European Laboratory for Immersive Neurotechnology of LabHuman of the UPV
and Heineken Spain are taking part in it.
The work is part of the Heineken Spain and UPV LabHuman Chair,
that both institutions promoted a year ago.
As a result of the Chair, we have started secondary projects,
which are direct applications from neuromarketing studies
given as solutions for Heineken's demands.
I must stress that the Chair results are highly applicable.
One of the areas of the study has been to compare and evaluate
cerebral and cardiovascular reactions, visual attention and gestures of people
during the showing of a Heineken commercial.
The most important thing is to work on projects
that can turn into business tools, which we are achieving.
First, there is a basic research phase,
in which results of technics are validated and applied
to the perceptions of human behaviour by LabHuman.
After that comes what is, for us, the most interesting and challenging:
having business tools;
projects that can be a competitive advantadge for us.

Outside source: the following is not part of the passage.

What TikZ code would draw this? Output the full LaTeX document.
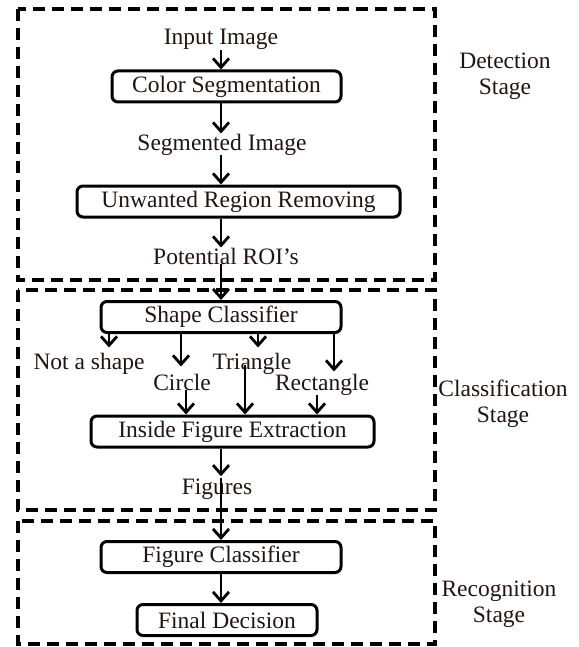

To date, researchers have proven
that human beings have clear patterns
when brain response and visual attention are analized together
during audiovisual commercials.
This could increase the TV commercial efficiency.
Of all the stimulus generated by the commercial,
we can see which are the main parts
that are causing favourable cognitive processes in the audience:
like the activation of short or medium-term memory,
processes that increase the motivation or help to release the right message,
if it is a more or less emotive message...
That's how the study can help. Which means it also helps
to optimize the commercial's length.
We know exactly which frames and diagrams
cause a spike related to the advertiser's message.
This helps to redesign the advert in many ways: length, content, etc.
Another study has verified the utility of 3D technologies
in consumer behaviour research.
The study has tried to prove, quantitatively,
that our perception of a product is the similar,
no matter if it is a virtual 3D image or the real thing.
In the past, we often used this experiment
in other industries, such as furniture.
But we want to verify that,
when an observer is seeing or handling a virtual object,
in this case, a Heineken product,
and when they handle a real product, for example, in a supermarket,
they have the same, almost identical, reaction.
UPV Heineken Chair began in January 2013.
Besides R+D activities, the Chair does
training, dissemination and transfer of knowledge,
in technologies and neuroscience
applied to communication, distribution and consumption.